With even US President Joe Biden joining in attacks on her economic agenda, Truss admitted it had been a "wrench" to fire her friend Kwasi Kwarteng as chancellor of the exchequer.
But writing in the Sun on Sunday newspaper, she said: "We cannot pave the way to a low-tax, high-growth economy without maintaining the confidence of the markets in our commitment to sound money."
That confidence was jeopardised on September 23 when Kwarteng and Truss unveiled a right-wing programme, inspired by 1980s US president Ronald Reagan, of £45 billion ($50 billion) in tax cuts financed exclusively by higher debt.
Markets tanked in response, driving up borrowing costs for millions of Britons, and the Conservatives' poll ratings have similarly slumped, leading to open warfare in the governing party mere weeks after Truss succeeded Boris Johnson.
She dramatically fired Kwarteng on Friday, despite co-authoring the package. His replacement Jeremy Hunt is now dismantling the tax cuts, while pressing for difficult spending restraint by his cabinet colleagues even as Britons endure a cost-of-living crisis.
The new chancellor met Truss at the prime minister's country retreat on Sunday to thrash out a new budget plan which he is due to deliver on October 31.
"It's going to be very, very difficult, and I think we have to be honest with people about that," Hunt said in a BBC television interview broadcast Sunday.
He defended Truss after her climbdowns, and after a disastrous news conference she held on Friday shortly after sacking Kwarteng.
"She's been willing to do that most difficult of things in politics, and that is to change tack," Hunt said, adding: "The prime minister's in charge."
Newspapers and several Tories questioned that verdict, arguing that Truss's central policy platform now lies in ruins.
The Treasury declined to confirm reports that Hunt plans to delay a planned cut to the basic rate of income tax, removing yet another headline measure announced by the new government last month.
- 'Libertarian jihadists' -
Up to 100 letters expressing no confidence in Truss have been submitted by Tory MPs, the Sunday Times and Sunday Express said.
Opponents were said to be coalescing around Truss's defeated leadership rival Rishi Sunak and another one-time foe, Penny Mordaunt, for a possible "unity ticket" to rebuild the stricken Tories.
Defence Secretary Ben Wallace could be another compromise candidate for leader, the Sunday Mirror reported.
"I worry that over the past few weeks, the government has looked like libertarian jihadists and treated the whole country as kind of laboratory mice in which to carry out ultra, ultra free-market experiments," Tory MP Robert Halfon, who supported Sunak, told Sky News.

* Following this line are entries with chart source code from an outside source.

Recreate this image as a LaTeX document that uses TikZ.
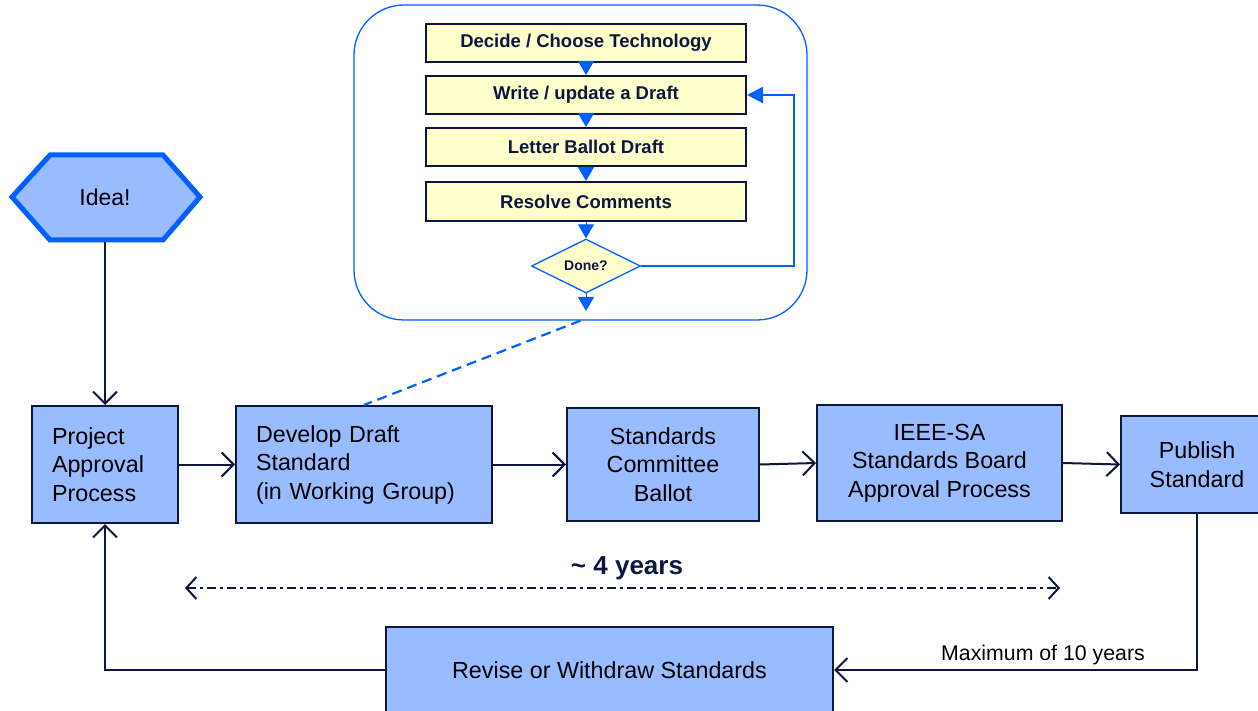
\documentclass[tikz,border=0pt]{standalone}
\usepackage{fontspec}
\setmainfont{Liberation Sans}
\usetikzlibrary{shapes.geometric,arrows.meta}
\definecolor{boxfill}{RGB}{153,187,255}
\definecolor{navy}{RGB}{12,22,62}
\definecolor{vblue}{RGB}{0,95,255}
\definecolor{pyellow}{RGB}{255,255,204}
\tikzset{
  mainbox/.style={draw=navy, line width=2pt, fill=boxfill, inner sep=0pt, font=\fontsize{23.3}{28.5}\selectfont, text=black},
  stepbox/.style={draw=navy, line width=2pt, fill=pyellow, minimum width=320pt, inner sep=0pt, font=\bfseries\fontsize{18.5}{21}\selectfont, text=navy},
  conn/.style={draw=navy, line width=2pt, -{Straight Barb[length=12pt,width=24pt,line width=2pt]}},
  bluetri/.style={draw=vblue, line width=1pt, -{Triangle[length=14pt,width=16pt]}, vblue},
}
\begin{document}
\begin{tikzpicture}[x=1pt,y=-1pt]
\useasboundingbox (0,0) rectangle (1258,711);
% container
\node[draw=vblue, line width=1.3pt, rounded corners=50pt, minimum width=453pt, minimum height=315pt, inner sep=0pt] (cont) at (580.5,162.5) {};
% steps
\node[stepbox, minimum height=38pt] (b1) at (586,43) {Decide / Choose Technology};
\node[stepbox, minimum height=38pt] (b2) at (586,95) {Write / update a Draft};
\node[stepbox, minimum height=38pt] (b3) at (586,147) {Letter Ballot Draft};
\node[stepbox, minimum height=39pt] (b4) at (586,201.5) {Resolve Comments};
\node[diamond, draw=vblue, line width=1.3pt, fill=pyellow, minimum width=109pt, minimum height=54pt, inner sep=0pt, aspect=2, font=\bfseries\fontsize{14}{16}\selectfont, text=navy] (done) at (586,266) {Done?};
\coordinate (dbot) at (586,311);
\coordinate (loopc) at (794,266);
\draw[bluetri] (b1.south) -- (b2.north);
\draw[bluetri] (b2.south) -- (b3.north);
\draw[bluetri] (b3.south) -- (b4.north);
\draw[bluetri] (b4.south) -- (done.north);
\draw[bluetri] ([yshift=2pt]done.south) -- (dbot);
\draw[draw=vblue, line width=2.2pt, -{Triangle[length=16pt,width=16pt]}, vblue] (done.east) -- (loopc) |- (b2.east);
% idea
\draw[draw=vblue, line width=5pt, fill=boxfill, line join=miter] (12,197) -- (50,155) -- (163,155) -- (200,197) -- (163,240) -- (50,240) -- cycle;
\node[font=\fontsize{23}{28}\selectfont] (idea) at (105,197) {Idea!};
\coordinate (ideabot) at (105,242.5);
% main boxes
\node[mainbox, minimum width=146pt, minimum height=117pt, text width=106pt, align=left] (proj) at (105,464.5) {Project\\Approval\\Process};
\node[mainbox, minimum width=256pt, minimum height=117pt, text width=216pt, align=left] (dev) at (364,464.5) {Develop Draft\\Standard\\(in Working Group)};
\node[mainbox, minimum width=192pt, minimum height=113pt, align=center] (scb) at (663,464.5) {Standards\\Committee\\Ballot};
\node[mainbox, minimum width=245pt, minimum height=116pt, align=center] (ieee) at (939.5,463) {IEEE-SA\\Standards Board\\Approval Process};
\node[mainbox, minimum width=152pt, minimum height=97pt, align=center] (pub) at (1197,464.5) {Publish\\Standard};
\node[mainbox, minimum width=447pt, minimum height=86pt] (rev) at (609.5,670) {Revise or Withdraw Standards};
% connectors
\draw[conn] (ideabot) -- (proj.north);
\draw[conn] (proj.east) -- (dev.west);
\draw[conn] (dev.east) -- (scb.west);
\draw[conn] (scb.east) -- (ieee.west);
\draw[conn] (ieee.east) -- (pub.west);
\draw[conn] (pub.south) |- (rev.east);
\draw[conn] (rev.west) -| (proj.south);
\node[font=\fontsize{21.3}{24}\selectfont, text=black] (maxlab) at (1043,655) {Maximum of 10 years};
% dashed link
\draw[draw=vblue, line width=2.2pt, dash pattern=on 10pt off 6pt] (cont.south) -- (dev.north);
% 4 years
\node[font=\bfseries\fontsize{26}{30}\selectfont, text=navy] (four) at (627,568) {\char`\~\ 4 years};
\coordinate (fl) at (185,588);
\coordinate (fr) at (1060,588);
\draw[draw=navy, line width=2pt, dash pattern=on 9pt off 4pt on 3pt off 4pt, {Straight Barb[length=10pt,width=22pt,line width=2pt]}-{Straight Barb[length=10pt,width=22pt,line width=2pt]}] (fl) -- (fr);
\end{tikzpicture}
\end{document}
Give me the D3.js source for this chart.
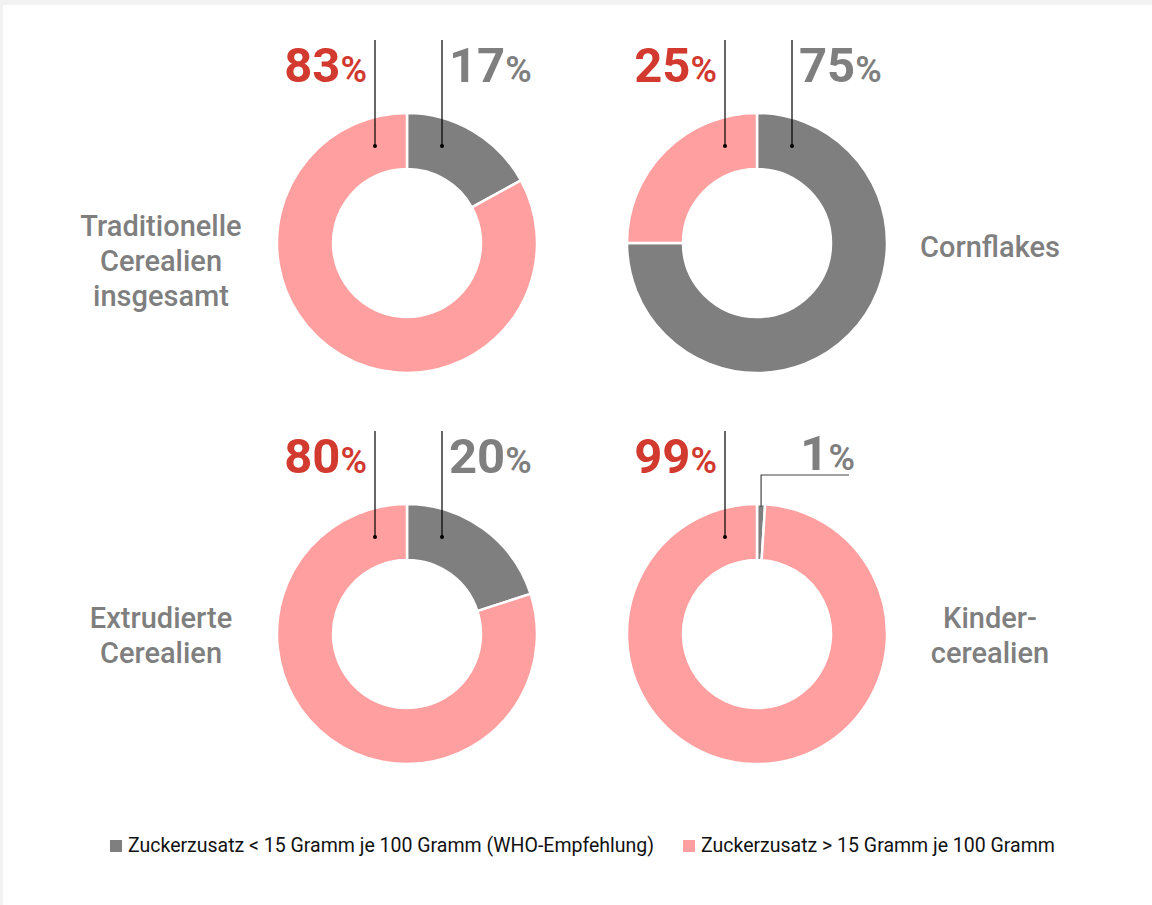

"Of course, colleagues are unhappy with what is going on, with haemorrhaging in the opinion polls," he said. "It's inevitable that colleagues are... talking to see what can be done about it."
But Johnson loyalists -- still seething at Sunak's perceived disloyalty toward the scandal-tainted former leader -- warned against a coronation that cuts out Tory grassroots members, and said the party would face irresistible pressure to hold an early general election.
The coming week could be key for Truss, starting with the first reactions on bond and currency markets when trading resumes on Monday, and as her restive members of parliament reconvene in Westminster.
Hunt at least has won important backing from Bank of England governor Andrew Bailey, who had to stage costly interventions to calm the bond markets up to Friday.
Bailey welcomed a "very clear and immediate meeting of minds" with the new chancellor, as the central bank readies to hold its next rate-setting meeting on November 3.
But Biden, in a highly unusual intervention in an ally's financial affairs, decried Truss's attempts to cut taxes on the "super-wealthy".
"I wasn't the only one that thought it was a mistake," the Democratic president argued.